Task - All of the material below is to be restated word for word, apart from the pictures.

▶

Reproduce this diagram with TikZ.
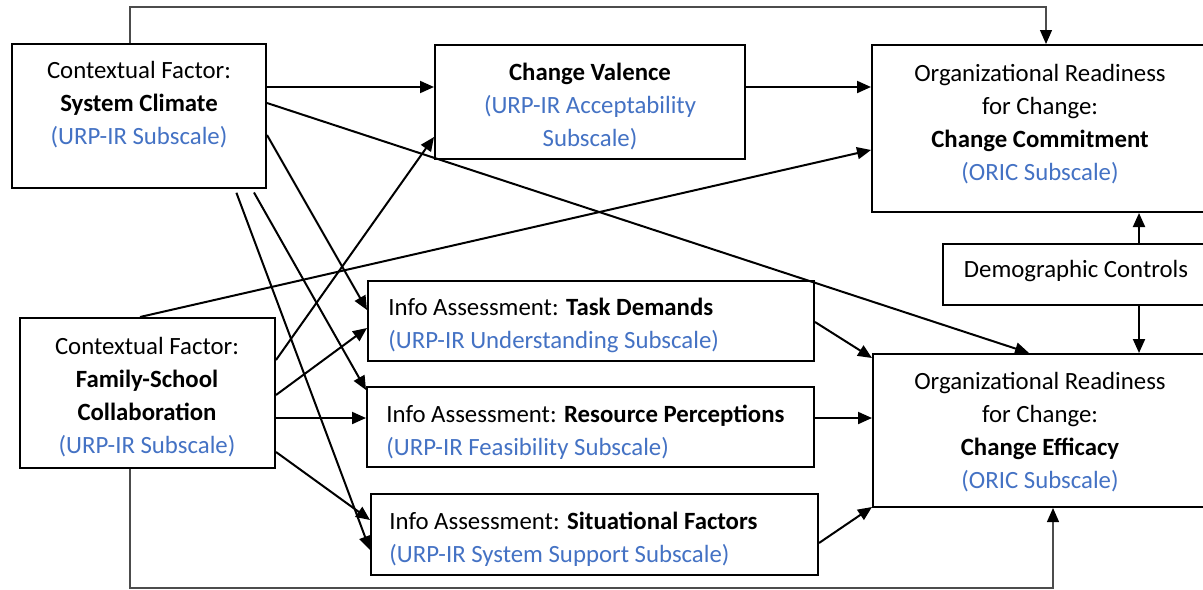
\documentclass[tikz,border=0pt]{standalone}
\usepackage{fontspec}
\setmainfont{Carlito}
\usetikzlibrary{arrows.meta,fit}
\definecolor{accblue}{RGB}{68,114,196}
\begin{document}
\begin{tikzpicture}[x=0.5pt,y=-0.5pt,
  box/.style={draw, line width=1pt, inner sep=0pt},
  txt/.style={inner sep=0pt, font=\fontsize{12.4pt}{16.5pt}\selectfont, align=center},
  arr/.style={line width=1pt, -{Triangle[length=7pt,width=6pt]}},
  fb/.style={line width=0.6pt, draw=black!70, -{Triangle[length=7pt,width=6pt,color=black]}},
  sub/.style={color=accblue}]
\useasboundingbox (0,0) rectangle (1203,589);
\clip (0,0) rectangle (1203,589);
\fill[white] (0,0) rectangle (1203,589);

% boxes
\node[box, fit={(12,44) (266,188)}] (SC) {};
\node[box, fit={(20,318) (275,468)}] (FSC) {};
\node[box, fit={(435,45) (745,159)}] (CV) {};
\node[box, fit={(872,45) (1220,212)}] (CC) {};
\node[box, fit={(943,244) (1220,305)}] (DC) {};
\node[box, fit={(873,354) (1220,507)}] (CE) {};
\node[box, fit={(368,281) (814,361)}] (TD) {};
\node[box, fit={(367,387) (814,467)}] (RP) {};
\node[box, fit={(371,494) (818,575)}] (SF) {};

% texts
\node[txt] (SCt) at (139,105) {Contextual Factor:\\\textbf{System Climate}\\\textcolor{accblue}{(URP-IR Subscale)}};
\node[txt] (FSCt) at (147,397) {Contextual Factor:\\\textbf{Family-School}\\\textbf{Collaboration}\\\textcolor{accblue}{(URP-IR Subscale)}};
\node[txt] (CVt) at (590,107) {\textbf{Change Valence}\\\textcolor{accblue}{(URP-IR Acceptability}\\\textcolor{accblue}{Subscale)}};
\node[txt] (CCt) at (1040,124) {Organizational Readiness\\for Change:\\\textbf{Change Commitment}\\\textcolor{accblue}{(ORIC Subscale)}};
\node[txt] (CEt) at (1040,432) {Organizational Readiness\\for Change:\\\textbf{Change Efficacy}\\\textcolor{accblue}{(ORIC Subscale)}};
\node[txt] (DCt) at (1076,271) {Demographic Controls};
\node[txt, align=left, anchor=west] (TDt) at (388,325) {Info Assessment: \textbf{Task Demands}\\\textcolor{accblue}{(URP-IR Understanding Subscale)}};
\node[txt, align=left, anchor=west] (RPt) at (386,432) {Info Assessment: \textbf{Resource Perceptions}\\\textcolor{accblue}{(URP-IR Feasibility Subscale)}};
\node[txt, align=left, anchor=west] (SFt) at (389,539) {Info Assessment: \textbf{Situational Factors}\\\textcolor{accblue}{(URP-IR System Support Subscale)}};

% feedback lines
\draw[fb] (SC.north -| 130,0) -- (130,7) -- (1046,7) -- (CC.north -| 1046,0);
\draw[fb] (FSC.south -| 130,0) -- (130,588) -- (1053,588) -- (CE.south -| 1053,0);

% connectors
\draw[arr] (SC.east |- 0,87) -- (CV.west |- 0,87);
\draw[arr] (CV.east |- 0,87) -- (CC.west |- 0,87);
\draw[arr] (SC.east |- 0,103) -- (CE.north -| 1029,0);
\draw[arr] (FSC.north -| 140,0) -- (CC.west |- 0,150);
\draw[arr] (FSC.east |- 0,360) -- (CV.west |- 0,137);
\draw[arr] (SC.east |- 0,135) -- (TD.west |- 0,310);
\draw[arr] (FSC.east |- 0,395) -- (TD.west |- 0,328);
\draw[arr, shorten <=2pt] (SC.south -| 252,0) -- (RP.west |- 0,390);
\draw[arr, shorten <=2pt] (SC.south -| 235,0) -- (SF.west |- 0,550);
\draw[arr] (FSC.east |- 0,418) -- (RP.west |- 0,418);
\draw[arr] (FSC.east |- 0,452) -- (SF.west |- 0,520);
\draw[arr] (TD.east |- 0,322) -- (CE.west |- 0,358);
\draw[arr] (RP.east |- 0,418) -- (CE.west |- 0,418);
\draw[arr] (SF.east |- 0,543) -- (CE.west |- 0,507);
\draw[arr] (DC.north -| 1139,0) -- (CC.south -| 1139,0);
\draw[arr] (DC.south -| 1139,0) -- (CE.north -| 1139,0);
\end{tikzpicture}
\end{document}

◀

Problem solution -
Reproduce this diagram with TikZ.
\documentclass[tikz,border=0pt]{standalone}
\usepackage{fontspec}
\setmainfont{Carlito}
\usetikzlibrary{arrows.meta,fit}
\definecolor{accblue}{RGB}{68,114,196}
\begin{document}
\begin{tikzpicture}[x=0.5pt,y=-0.5pt,
  box/.style={draw, line width=1pt, inner sep=0pt},
  txt/.style={inner sep=0pt, font=\fontsize{12.4pt}{16.5pt}\selectfont, align=center},
  arr/.style={line width=1pt, -{Triangle[length=7pt,width=6pt]}},
  fb/.style={line width=0.6pt, draw=black!70, -{Triangle[length=7pt,width=6pt,color=black]}},
  sub/.style={color=accblue}]
\useasboundingbox (0,0) rectangle (1203,589);
\clip (0,0) rectangle (1203,589);
\fill[white] (0,0) rectangle (1203,589);

% boxes
\node[box, fit={(12,44) (266,188)}] (SC) {};
\node[box, fit={(20,318) (275,468)}] (FSC) {};
\node[box, fit={(435,45) (745,159)}] (CV) {};
\node[box, fit={(872,45) (1220,212)}] (CC) {};
\node[box, fit={(943,244) (1220,305)}] (DC) {};
\node[box, fit={(873,354) (1220,507)}] (CE) {};
\node[box, fit={(368,281) (814,361)}] (TD) {};
\node[box, fit={(367,387) (814,467)}] (RP) {};
\node[box, fit={(371,494) (818,575)}] (SF) {};

% texts
\node[txt] (SCt) at (139,105) {Contextual Factor:\\\textbf{System Climate}\\\textcolor{accblue}{(URP-IR Subscale)}};
\node[txt] (FSCt) at (147,397) {Contextual Factor:\\\textbf{Family-School}\\\textbf{Collaboration}\\\textcolor{accblue}{(URP-IR Subscale)}};
\node[txt] (CVt) at (590,107) {\textbf{Change Valence}\\\textcolor{accblue}{(URP-IR Acceptability}\\\textcolor{accblue}{Subscale)}};
\node[txt] (CCt) at (1040,124) {Organizational Readiness\\for Change:\\\textbf{Change Commitment}\\\textcolor{accblue}{(ORIC Subscale)}};
\node[txt] (CEt) at (1040,432) {Organizational Readiness\\for Change:\\\textbf{Change Efficacy}\\\textcolor{accblue}{(ORIC Subscale)}};
\node[txt] (DCt) at (1076,271) {Demographic Controls};
\node[txt, align=left, anchor=west] (TDt) at (388,325) {Info Assessment: \textbf{Task Demands}\\\textcolor{accblue}{(URP-IR Understanding Subscale)}};
\node[txt, align=left, anchor=west] (RPt) at (386,432) {Info Assessment: \textbf{Resource Perceptions}\\\textcolor{accblue}{(URP-IR Feasibility Subscale)}};
\node[txt, align=left, anchor=west] (SFt) at (389,539) {Info Assessment: \textbf{Situational Factors}\\\textcolor{accblue}{(URP-IR System Support Subscale)}};

% feedback lines
\draw[fb] (SC.north -| 130,0) -- (130,7) -- (1046,7) -- (CC.north -| 1046,0);
\draw[fb] (FSC.south -| 130,0) -- (130,588) -- (1053,588) -- (CE.south -| 1053,0);

% connectors
\draw[arr] (SC.east |- 0,87) -- (CV.west |- 0,87);
\draw[arr] (CV.east |- 0,87) -- (CC.west |- 0,87);
\draw[arr] (SC.east |- 0,103) -- (CE.north -| 1029,0);
\draw[arr] (FSC.north -| 140,0) -- (CC.west |- 0,150);
\draw[arr] (FSC.east |- 0,360) -- (CV.west |- 0,137);
\draw[arr] (SC.east |- 0,135) -- (TD.west |- 0,310);
\draw[arr] (FSC.east |- 0,395) -- (TD.west |- 0,328);
\draw[arr, shorten <=2pt] (SC.south -| 252,0) -- (RP.west |- 0,390);
\draw[arr, shorten <=2pt] (SC.south -| 235,0) -- (SF.west |- 0,550);
\draw[arr] (FSC.east |- 0,418) -- (RP.west |- 0,418);
\draw[arr] (FSC.east |- 0,452) -- (SF.west |- 0,520);
\draw[arr] (TD.east |- 0,322) -- (CE.west |- 0,358);
\draw[arr] (RP.east |- 0,418) -- (CE.west |- 0,418);
\draw[arr] (SF.east |- 0,543) -- (CE.west |- 0,507);
\draw[arr] (DC.north -| 1139,0) -- (CC.south -| 1139,0);
\draw[arr] (DC.south -| 1139,0) -- (CE.north -| 1139,0);
\end{tikzpicture}
\end{document}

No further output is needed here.